Show that if $\gcd(a,b) = 1$ and $a|n$, $b|n$ then $ab|n$
What I have is as follows:
If $\gcd(a,b) = 1$ and $a|n$ and $a|n$ we know that:
$a=mn$ and $b=sn$ were $m,s \in \mathbb{Z}$
$ab|n = (mn)(sn)|n = n(ms)|n = \frac{(n)(ms)}{n} = ms$
This is were I am stuck. Im I done here or am I missing something?
Since $gcd(a,b)=1$ we have that $ar+bs=1$ for some integers $r,s$ (Bézout's identity)

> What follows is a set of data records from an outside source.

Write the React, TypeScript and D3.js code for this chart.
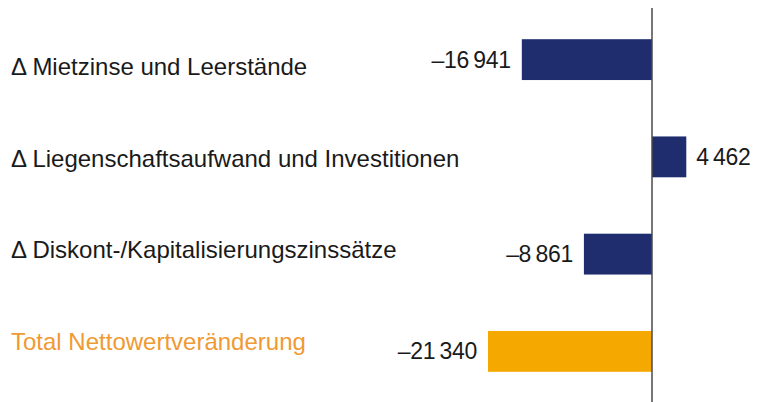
import React, { useEffect, useRef } from "react";
import { select, scaleBand, scaleLinear, scalePoint } from "d3";

const categories = [
  "Δ Mietzinse und Leerstände",
  "Δ Liegenschaftsaufwand und Investitionen",
  "Δ Diskont-/Kapitalisierungszinssätze",
  "Total Nettowertveränderung",
];
const values = [-16941, 4462, -8861, -21340];
const valueLabels = ["–16\u2009941", "4\u2009462", "–8\u2009861", "–21\u2009340"];
const isTotal = [false, false, false, true];

const W = 757;
const H = 402;
const NAVY = "#1f2c6e";
const ORANGE = "#f5a800";
const ORANGE_TEXT = "#ef9a33";

export default function App() {
  const svgRef = useRef<SVGSVGElement>(null);

  useEffect(() => {
    document.body.style.margin = "0";
    const svg = select(svgRef.current);
    svg.selectAll("*").remove();

    // zero line sits at x=652, ~0.00769 px per unit
    const xScale = scaleLinear().domain([-21340, 0]).range([488, 652]);
    const yScale = scaleBand<string>()
      .domain(categories)
      .range([11, 400])
      .paddingInner(0.58)
      .paddingOuter(0.29);
    const labelY = scalePoint<string>().domain(categories).range([75, 350]);

    const rows = categories.map((c, i) => ({
      cat: c,
      value: values[i],
      label: valueLabels[i],
      total: isTotal[i],
    }));

    svg
      .selectAll(".bar")
      .data(rows)
      .join("rect")
      .attr("class", "bar")
      .attr("x", (d) => Math.min(xScale(d.value), xScale(0)))
      .attr("width", (d) => Math.abs(xScale(d.value) - xScale(0)))
      .attr("y", (d) => yScale(d.cat)!)
      .attr("height", yScale.bandwidth())
      .attr("fill", (d) => (d.total ? ORANGE : NAVY));

    svg
      .append("line")
      .attr("x1", xScale(0))
      .attr("x2", xScale(0))
      .attr("y1", 8)
      .attr("y2", H)
      .attr("stroke", "#4a4a4a")
      .attr("stroke-width", 1.5);

    svg
      .selectAll(".cat")
      .data(rows)
      .join("text")
      .attr("class", "cat")
      .attr("x", 11)
      .attr("y", (d) => labelY(d.cat)!)
      .attr("font-size", 24)
      .attr("fill", (d) => (d.total ? ORANGE_TEXT : "#1a1a1a"))
      .text((d) => d.cat);

    svg
      .selectAll(".val")
      .data(rows)
      .join("text")
      .attr("class", "val")
      .attr("x", (d) => (d.value < 0 ? xScale(d.value) - 11 : xScale(d.value) + 10))
      .attr("y", (d) => yScale(d.cat)! + yScale.bandwidth() / 2)
      .attr("dy", "0.35em")
      .attr("text-anchor", (d) => (d.value < 0 ? "end" : "start"))
      .attr("font-size", 23)
      .attr("letter-spacing", -0.3)
      .attr("fill", "#1a1a1a")
      .text((d) => d.label);
  }, []);

  return (
    <svg
      ref={svgRef}
      width={W}
      height={H}
      style={{ display: "block", fontFamily: "'Liberation Sans', Arial, sans-serif", background: "#fff" }}
    />
  );
}
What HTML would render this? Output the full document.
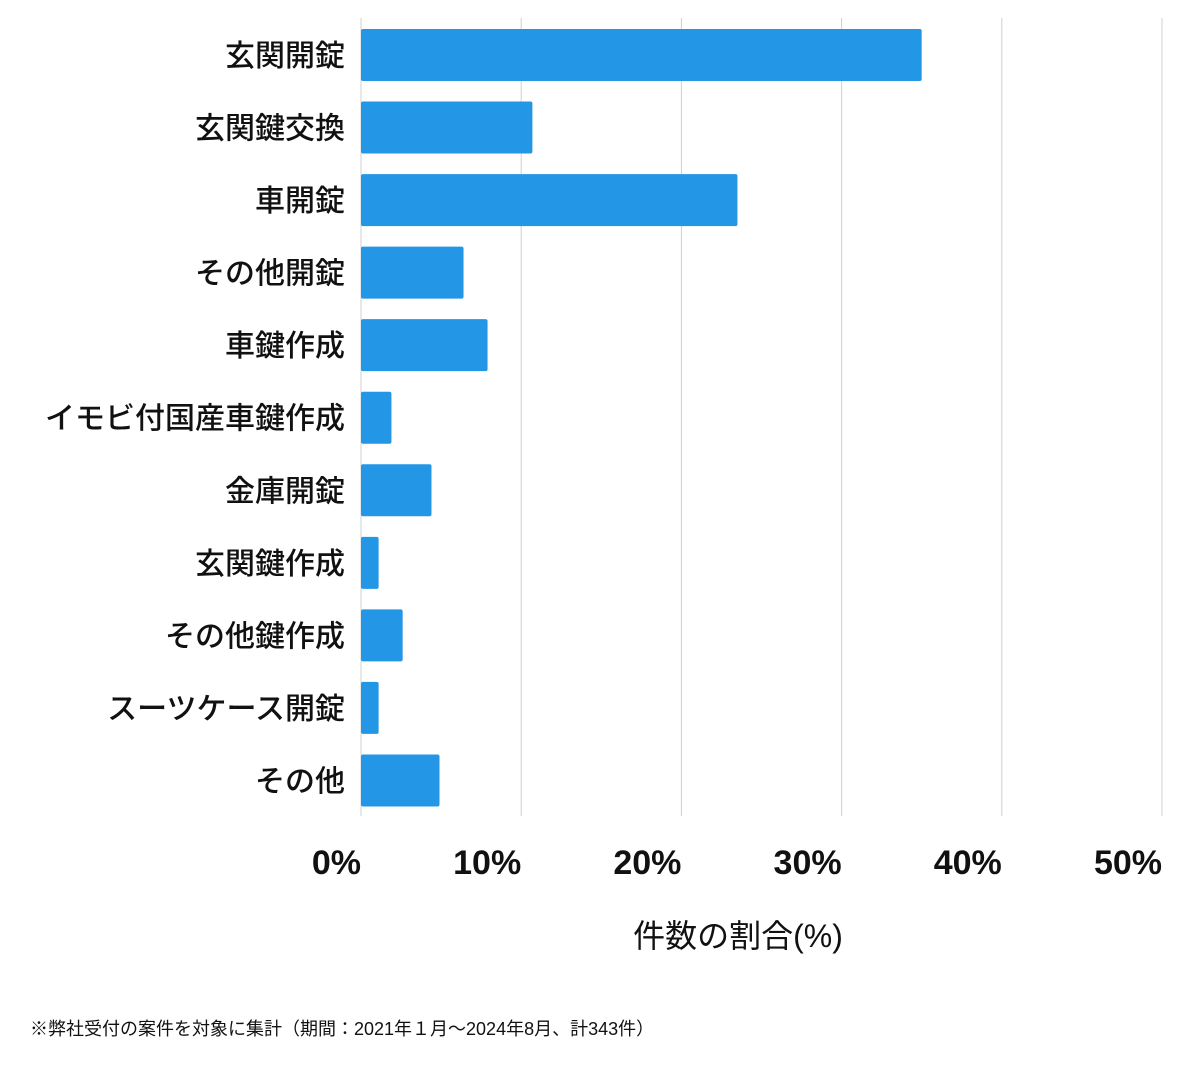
<!DOCTYPE html>
<html><head><meta charset="utf-8"><style>
body{margin:0;background:#fff;width:1200px;height:1069px;overflow:hidden;font-family:"Liberation Sans","Noto Sans CJK JP",sans-serif}
</style></head><body>
<svg width="1200" height="1069" id="chart" xmlns="http://www.w3.org/2000/svg"></svg>
<script>
const categories=["玄関開錠","玄関鍵交換","車開錠","その他開錠","車鍵作成","イモビ付国産車鍵作成","金庫開錠","玄関鍵作成","その他鍵作成","スーツケース開錠","その他"];
const values=[35.0,10.7,23.5,6.4,7.9,1.9,4.4,1.1,2.6,1.1,4.9];
const ticks=[0,10,20,30,40,50];
const tickLabels=["0%","10%","20%","30%","40%","50%"];
const svg=document.getElementById('chart');
const NS="http://www.w3.org/2000/svg";
const x0=361,x1=1162,yTop=18,yBot=816,xMax=50;
const xs=v=>x0+(v/xMax)*(x1-x0);
const band=(yBot-yTop)/categories.length;
const ys=i=>yTop+i*band+11;
const bh=52;
function mk(t,a){const e=document.createElementNS(NS,t);for(const k in a)e.setAttribute(k,a[k]);svg.appendChild(e);return e;}
ticks.forEach((t,i)=>{
 const g=mk('line',{x1:xs(t),x2:xs(t),y1:yTop,y2:yBot,stroke:'#d0d0d0','stroke-width':1});
 
 
 const tx=mk('text',{x:xs(t),y:874,'text-anchor':'end','font-size':34,'font-weight':'bold',fill:'#111'});
 tx.textContent=tickLabels[i];
 
 
});
categories.forEach((c,i)=>{
 const r=mk('rect',{x:x0,y:ys(i),width:xs(values[i])-x0,height:bh,fill:'#2496e6',rx:2});
 
 
 const t=mk('text',{x:345,y:ys(i)+bh/2+11,'text-anchor':'end','font-size':30,'font-weight':500,fill:'#111'});
 t.textContent=c;
 
 
});
const ax=mk('text',{x:738,y:947,'text-anchor':'middle','font-size':32,fill:'#111'});
ax.textContent='件数の割合(%)';


const fn=mk('text',{x:30,y:1035,'font-size':18,fill:'#111'});
fn.textContent='※弊社受付の案件を対象に集計（期間：2021年１月～2024年8月、計343件）';


</script>
</body></html>
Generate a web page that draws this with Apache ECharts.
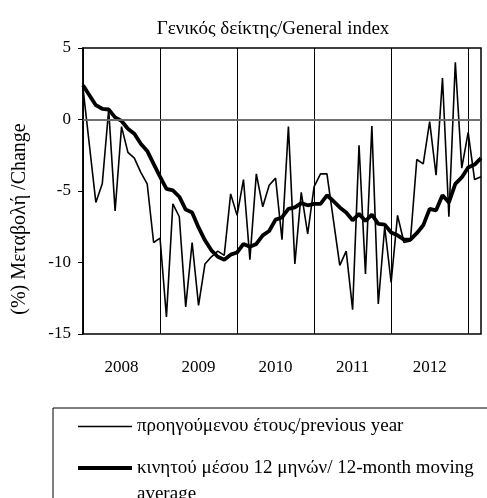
<!DOCTYPE html>
<html>
<head>
<meta charset="utf-8">
<script src="https://cdn.jsdelivr.net/npm/echarts@6/dist/echarts.min.js"></script>
<style>
    html, body { margin: 0; padding: 0; background: #fff; }
    #chart { width: 487px; height: 498px; }
</style>
</head>
<body>
<div id="chart"></div>
<script>
// monthly, Jan 2008 .. Mar 2013
var years = ['2008', '2009', '2010', '2011', '2012', '2013'];
var lastYearMonths = 3;

// % change on previous year
var prevYear = [
    2.2, -1.8, -5.8, -4.5, 0.7, -6.4, -0.5, -2.3, -2.7, -3.7, -4.5, -8.6,
    -8.3, -13.8, -5.9, -6.8, -13.1, -8.6, -13.0, -10.1, -9.6, -9.2, -9.5, -5.2,
    -6.7, -4.2, -9.8, -3.8, -6.1, -4.6, -4.1, -8.4, -0.5, -10.1, -5.1, -8.0,
    -4.7, -3.8, -3.8, -7.0, -10.2, -9.2, -13.3, -1.8, -10.8, -0.45, -12.9, -7.5,
    -11.4, -6.7, -8.6, -8.5, -2.8, -3.1, -0.15, -3.9, 2.9, -6.8, 4.0, -3.4,
    -0.9, -4.2, -4.0
];

// 12-month moving average
var movingAvg = [
    2.4, 1.7, 1.0, 0.75, 0.7, 0.15, -0.1, -0.65, -1.0, -1.7, -2.2, -3.1,
    -4.0, -4.85, -4.95, -5.4, -6.3, -6.5, -7.55, -8.45, -9.15, -9.6, -9.8, -9.45,
    -9.3, -8.7, -8.9, -8.7, -8.1, -7.8, -7.0, -6.85, -6.25, -6.15, -5.85, -6.0,
    -5.9, -5.9, -5.3, -5.7, -6.15, -6.5, -7.05, -6.6, -7.1, -6.65, -7.3, -7.35,
    -7.9, -8.1, -8.4, -8.4, -7.95, -7.4, -6.25, -6.35, -5.3, -5.8, -4.5, -4.05,
    -3.35, -3.15, -2.7
];

var yTicks = { min: -15, max: 5, step: 5 };

var names = ['προηγούμενου έτους/previous year', 'κινητού μέσου 12 μηνών/ 12-month moving average'];

var months = [];
years.forEach(function(y, k) {
    var n = (k == years.length - 1) ? lastYearMonths : 12;
    for (var m = 1; m <= n; m++) {
        months.push(y + '-' + (m < 10 ? '0' + m : m));
    }
});

var serif = 'Liberation Serif, Times New Roman, serif';

var myChart = echarts.init(document.getElementById('chart'));

var option = {
    animation: false,
    backgroundColor: '#fff',
    title: {
        text: 'Γενικός δείκτης/General index',
        left: 268,
        textAlign: 'center',
        top: 15,
        textStyle: { fontFamily: serif, fontSize: 19, fontWeight: 'normal', color: '#000' }
    },
    grid: {
        left: 83,
        top: 48,
        width: 398,
        height: 286,
        show: true,
        borderColor: '#000',
        borderWidth: 1.5,
        backgroundColor: 'transparent'
    },
    xAxis: {
        type: 'category',
        data: months,
        boundaryGap: false,
        axisLine: { show: true, lineStyle: { color: '#000', width: 1.5 } },
        axisTick: { show: false },
        axisLabel: {
            interval: function(i) { return i % 12 === 6; },
            formatter: function(v) { return v.slice(0, 4); },
            margin: 25,
            fontFamily: serif,
            fontSize: 17,
            color: '#000'
        },
        splitLine: {
            show: true,
            interval: function(i) { return i % 12 === 0; },
            lineStyle: { color: '#000', width: 1 }
        }
    },
    yAxis: {
        type: 'value',
        min: yTicks.min,
        max: yTicks.max,
        interval: yTicks.step,
        axisLine: { show: true, lineStyle: { color: '#000', width: 1.5 } },
        axisTick: { show: true, inside: false, length: 5, lineStyle: { color: '#000' } },
        axisLabel: { margin: 12, fontFamily: serif, fontSize: 17, color: '#000' },
        splitLine: { show: false }
    },
    legend: [{
        data: [names[0]],
        icon: 'rect',
        left: 73,
        top: 412,
        itemWidth: 54,
        itemHeight: 1.6,
        textStyle: { fontFamily: serif, fontSize: 19, color: '#000' }
    }, {
        data: [names[1]],
        icon: 'rect',
        left: 73,
        top: 424,
        itemWidth: 54,
        itemHeight: 4,
        formatter: function(n) { return '\n' + n.replace('moving ', 'moving\n'); },
        textStyle: { fontFamily: serif, fontSize: 19, color: '#000', lineHeight: 26 }
    }],
    graphic: [{
        type: 'text',
        x: 20,
        y: 219,
        rotation: Math.PI / 2,
        style: {
            text: '(%) Μεταβολή /Change',
            font: '20px ' + serif,
            fill: '#000',
            align: 'center',
            verticalAlign: 'middle'
        }
    }, {
        type: 'rect',
        shape: { x: 53, y: 408, width: 460, height: 140 },
        style: { fill: 'none', stroke: '#000', lineWidth: 1 }
    }],
    series: [{
        name: names[0],
        type: 'line',
        data: prevYear,
        symbol: 'none',
        lineStyle: { color: '#000', width: 1.6 },
        itemStyle: { color: '#000' },
        markLine: {
            silent: true,
            symbol: 'none',
            label: { show: false },
            lineStyle: { color: '#808080', width: 1.5, type: 'solid' },
            data: [{ yAxis: 0 }]
        },
        z: 3
    }, {
        name: names[1],
        type: 'line',
        data: movingAvg,
        symbol: 'none',
        lineStyle: { color: '#000', width: 3.8 },
        itemStyle: { color: '#000' },
        z: 2
    }]
};

myChart.setOption(option);
</script>
</body>
</html>
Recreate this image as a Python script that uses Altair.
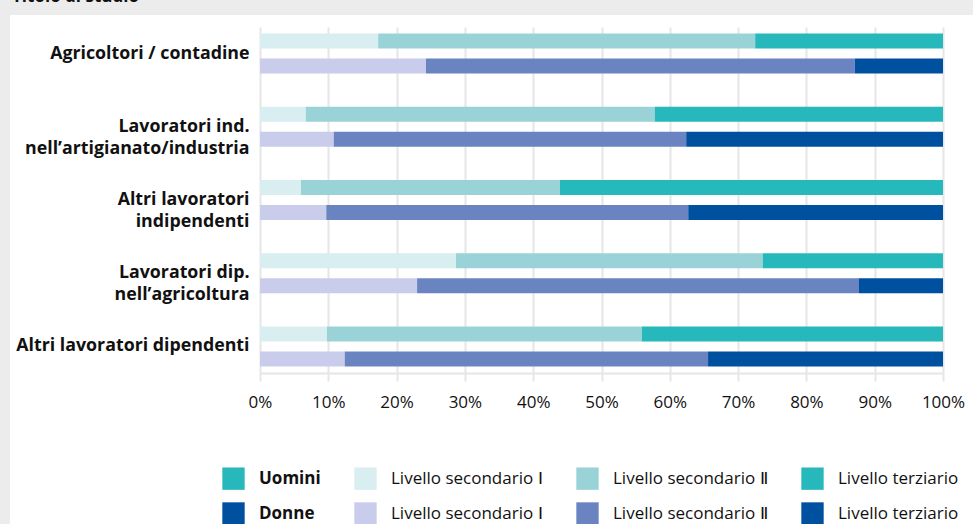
import altair as alt
import pandas as pd

categories = [
    "Agricoltori / contadine",
    "Lavoratori ind.|nell’artigianato/industria",
    "Altri lavoratori|indipendenti",
    "Lavoratori dip.|nell’agricoltura",
    "Altri lavoratori dipendenti",
]
sexes = ["Uomini", "Donne"]
# shares (%) by level: secondario I, secondario II, terziario
uomini_sec1 = [17.3, 6.7, 6.0, 28.7, 9.8]
uomini_sec2 = [55.2, 51.1, 37.9, 44.9, 46.1]
uomini_ter = [27.5, 42.2, 56.1, 26.4, 44.1]
donne_sec1 = [24.3, 10.8, 9.7, 23.0, 12.4]
donne_sec2 = [62.8, 51.6, 53.0, 64.7, 53.2]
donne_ter = [12.9, 37.6, 37.3, 12.3, 34.4]

ticks = [0, 10, 20, 30, 40, 50, 60, 70, 80, 90, 100]
legend_keys = ["Uomini", "U1", "U2", "U3", "Donne", "D1", "D2", "D3"]
legend_colors = ["#27b8bc", "#d9eef0", "#99d3d7", "#27b8bc",
                 "#0050a0", "#c9cdeb", "#6a84c2", "#0050a0"]

rows = []
for i, c in enumerate(categories):
    for lvl, (u, d) in enumerate(zip([uomini_sec1, uomini_sec2, uomini_ter],
                                      [donne_sec1, donne_sec2, donne_ter])):
        rows.append({"cat": c, "sex": "Uomini", "key": f"U{lvl+1}", "lvl": lvl, "value": u[i]})
        rows.append({"cat": c, "sex": "Donne", "key": f"D{lvl+1}", "lvl": lvl, "value": d[i]})
df = pd.DataFrame(rows)

FONT = "Open Sans"
W, H = 683, 346

label_expr = ("datum.label == 'U1' || datum.label == 'D1' ? 'Livello secondario Ⅰ' : "
              "datum.label == 'U2' || datum.label == 'D2' ? 'Livello secondario Ⅱ' : "
              "datum.label == 'U3' || datum.label == 'D3' ? 'Livello terziario' : datum.label")

bars = alt.Chart(df).mark_bar().encode(
    y=alt.Y("cat:N", sort=categories, title=None,
            scale=alt.Scale(paddingInner=0.456, paddingOuter=0.09),
            axis=alt.Axis(labelExpr="split(datum.label, '|')", labelFontSize=17.8,
                          labelFontWeight="bold", labelColor="#111111", labelFont=FONT,
                          ticks=False, domain=False, labelPadding=11, labelLimit=400,
                          labelLineHeight=22, grid=False)),
    yOffset=alt.YOffset("sex:N", sort=sexes,
                        scale=alt.Scale(paddingInner=0.4, paddingOuter=0)),
    x=alt.X("value:Q", stack="zero", title=None,
            scale=alt.Scale(domain=[0, 100], nice=False),
            axis=alt.Axis(values=ticks, labelExpr="datum.value + '%'", labelFontSize=17,
                          labelFont=FONT, labelColor="#111111", grid=True, labelFlush=False,
                          gridColor="#e6e6e6", gridWidth=2, domainColor="#e6e6e6",
                          domainWidth=2, tickColor="#e6e6e6", tickWidth=2, tickSize=8,
                          labelPadding=13)),
    order=alt.Order("lvl:Q"),
    color=alt.Color("key:N", scale=alt.Scale(domain=legend_keys, range=legend_colors),
                    legend=alt.Legend(orient="none", legendX=-38, legendY=440, columns=4,
                                      direction="horizontal", title=None,
                                      symbolType="square", symbolSize=500,
                                      symbolStrokeWidth=0, labelFontSize=17, labelFont=FONT,
                                      labelColor="#111111", labelLimit=400, labelOffset=14,
                                      columnPadding=33, rowPadding=12, labelExpr=label_expr,
                                      labelFontWeight=alt.ExprRef(
                                          "datum.value == 'Uomini' || datum.value == 'Donne' ? 'bold' : 'normal'"))),
)

bg = pd.DataFrame({"a": [0]})
gray_top = alt.Chart(bg).mark_rect(color="#ececec").encode(
    x=alt.value(-260), x2=alt.value(W + 30), y=alt.value(-27), y2=alt.value(-12))
gray_left = alt.Chart(bg).mark_rect(color="#ececec").encode(
    x=alt.value(-260), x2=alt.value(-250), y=alt.value(-27), y2=alt.value(H + 160))
title = alt.Chart(pd.DataFrame({"t": ["Titolo di studio"]})).mark_text(
    align="left", baseline="alphabetic", fontSize=17, fontWeight="bold", font=FONT,
    color="#111111").encode(x=alt.value(-248), y=alt.value(-25), text="t:N")

chart = alt.layer(gray_top, gray_left, title, bars).properties(
    width=W, height=H,
    autosize=alt.AutoSizeParams(type="none"),
    padding={"left": 260, "top": 27, "right": 30, "bottom": 151},
).configure(background="white").configure_view(stroke=None)

chart.save("out.html", embed_options={"renderer": "svg", "actions": False})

Also, $a|n\implies ak=n$ for some $k\in\mathbb{Z}$and $b|n\implies bc=n$ for some $c\in\mathbb{Z}.$
If we multiply $ar+bs=1$ by $n$, we have $arn+bsn=n$, which looks complicated until we realize we can use $ak=bc=n$ to substitute into that equation, and rearrange into something that makes a tad more sense: $$arn+bsn=n$$ $$ar(bc)+bs(ak)=n$$ $$ab(rc)+ab(sk)=n$$ $$(ab)(rc+sk)=n$$ $$(ab)C=n$$ And the last line implies that $ab|n$, where $C=rc+sk\in\mathbb{Z}$.